Imbalance-Aware Scheduling for PV-Battery Storage Systems Using Deep Reinforcement Learning
Author(s) -
Yuki Osone,
Daisuke Kodaira
Publication year - 2025
Publication title -
ieee access
Language(s) - English
Resource type - Magazines
SCImago Journal Rank - 0.587
H-Index - 127
eISSN - 2169-3536
DOI - 10.1109/access.2025.3615960
Subject(s) - aerospace , bioengineering , communication, networking and broadcast technologies , components, circuits, devices and systems , computing and processing , engineered materials, dielectrics and plasmas , engineering profession , fields, waves and electromagnetics , general topics for engineers , geoscience , nuclear engineering , photonics and electrooptics , power, energy and industry applications , robotics and control systems , signal processing and analysis , transportation
The growing penetration of distributed renewable energy resources necessitates more intelligent and adaptive energy management strategies. In this paper, we propose a novel imbalance-aware control framework for photovoltaic-battery storage systems (PV-BSS) participating in day-ahead electricity markets characterized by strict penalty mechanisms, such as those in Japan.

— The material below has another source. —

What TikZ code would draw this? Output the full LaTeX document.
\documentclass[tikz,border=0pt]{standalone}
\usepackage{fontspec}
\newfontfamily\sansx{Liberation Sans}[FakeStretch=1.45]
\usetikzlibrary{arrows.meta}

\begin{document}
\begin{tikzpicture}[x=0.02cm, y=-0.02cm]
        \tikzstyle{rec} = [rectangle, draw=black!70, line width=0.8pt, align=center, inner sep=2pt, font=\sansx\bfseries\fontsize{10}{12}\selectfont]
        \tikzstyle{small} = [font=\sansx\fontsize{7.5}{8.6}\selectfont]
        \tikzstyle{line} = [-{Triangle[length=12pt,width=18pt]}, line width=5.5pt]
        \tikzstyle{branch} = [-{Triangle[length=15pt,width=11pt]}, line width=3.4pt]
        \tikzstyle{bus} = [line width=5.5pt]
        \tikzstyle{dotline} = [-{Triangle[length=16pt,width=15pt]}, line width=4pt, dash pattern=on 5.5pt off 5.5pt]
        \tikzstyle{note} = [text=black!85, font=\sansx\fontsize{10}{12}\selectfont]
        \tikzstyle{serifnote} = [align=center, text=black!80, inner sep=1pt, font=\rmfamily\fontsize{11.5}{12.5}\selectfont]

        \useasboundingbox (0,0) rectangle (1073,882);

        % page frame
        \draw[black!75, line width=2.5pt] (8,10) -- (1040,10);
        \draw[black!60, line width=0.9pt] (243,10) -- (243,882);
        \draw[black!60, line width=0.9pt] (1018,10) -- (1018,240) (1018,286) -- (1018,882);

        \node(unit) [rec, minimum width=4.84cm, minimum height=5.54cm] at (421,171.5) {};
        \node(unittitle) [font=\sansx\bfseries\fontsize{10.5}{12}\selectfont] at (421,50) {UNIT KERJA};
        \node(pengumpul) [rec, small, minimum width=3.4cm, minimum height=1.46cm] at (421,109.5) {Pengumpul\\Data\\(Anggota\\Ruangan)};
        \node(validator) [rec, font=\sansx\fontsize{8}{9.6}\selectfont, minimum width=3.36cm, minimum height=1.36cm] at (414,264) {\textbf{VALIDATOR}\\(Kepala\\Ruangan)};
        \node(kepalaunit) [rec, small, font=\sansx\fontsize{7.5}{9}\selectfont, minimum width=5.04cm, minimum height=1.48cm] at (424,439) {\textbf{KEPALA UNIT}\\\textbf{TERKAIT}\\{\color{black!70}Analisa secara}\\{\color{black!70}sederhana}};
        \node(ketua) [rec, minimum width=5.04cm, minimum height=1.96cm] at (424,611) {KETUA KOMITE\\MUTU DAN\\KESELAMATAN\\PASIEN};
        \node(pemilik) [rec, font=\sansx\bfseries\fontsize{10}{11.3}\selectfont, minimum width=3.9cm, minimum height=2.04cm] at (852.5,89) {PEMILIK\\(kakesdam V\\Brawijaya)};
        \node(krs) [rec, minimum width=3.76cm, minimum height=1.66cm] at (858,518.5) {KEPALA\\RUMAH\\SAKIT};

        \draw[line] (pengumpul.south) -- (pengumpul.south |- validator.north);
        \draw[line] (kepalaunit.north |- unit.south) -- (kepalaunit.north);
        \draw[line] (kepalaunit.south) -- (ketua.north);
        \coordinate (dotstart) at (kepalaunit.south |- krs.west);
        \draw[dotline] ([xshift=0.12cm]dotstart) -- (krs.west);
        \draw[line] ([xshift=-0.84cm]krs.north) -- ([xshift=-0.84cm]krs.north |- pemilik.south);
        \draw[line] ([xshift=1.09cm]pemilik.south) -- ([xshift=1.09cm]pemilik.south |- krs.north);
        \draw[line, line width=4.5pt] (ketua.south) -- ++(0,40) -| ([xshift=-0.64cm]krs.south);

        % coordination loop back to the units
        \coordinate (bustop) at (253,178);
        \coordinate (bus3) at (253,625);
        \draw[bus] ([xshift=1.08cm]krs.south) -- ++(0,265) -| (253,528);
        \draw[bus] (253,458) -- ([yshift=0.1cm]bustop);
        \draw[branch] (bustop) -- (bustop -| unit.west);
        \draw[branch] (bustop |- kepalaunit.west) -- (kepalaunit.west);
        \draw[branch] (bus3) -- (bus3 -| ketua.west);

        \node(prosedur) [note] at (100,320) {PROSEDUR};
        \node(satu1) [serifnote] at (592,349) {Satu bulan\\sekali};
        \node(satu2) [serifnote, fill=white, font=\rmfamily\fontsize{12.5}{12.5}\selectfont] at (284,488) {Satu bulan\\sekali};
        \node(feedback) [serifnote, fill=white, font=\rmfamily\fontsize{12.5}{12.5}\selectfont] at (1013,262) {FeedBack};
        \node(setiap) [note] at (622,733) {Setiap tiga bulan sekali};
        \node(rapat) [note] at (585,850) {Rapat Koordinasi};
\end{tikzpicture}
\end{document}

The core of the framework is a Proximal Policy Optimization (PPO)-based deep reinforcement learning (DRL) agent, which is explicitly trained to minimize imbalance penalties by embedding forecast deviations into the reward function. To enhance operational feasibility under real-world constraints, the PPO agent is complemented by a Model Predictive Control (MPC) layer that refines actions in real time based on updated forecasts and system constraints. The proposed framework integrates probabilistic PV forecasting using Lower-Upper Bound Estimation (LUBE) and electricity price prediction via multi-layer perceptron (MLP) models within a unified control loop. Through extensive simulations using actual Japanese market data, the method demonstrates a 47% reduction in imbalance penalties compared to the rule-based strategy and a 26% reduction compared to the DRL model without imbalance awareness. These results highlight the proposed method’s potential for economically efficient and regulation-compliant scheduling in dynamic and penalty-intensive electricity markets.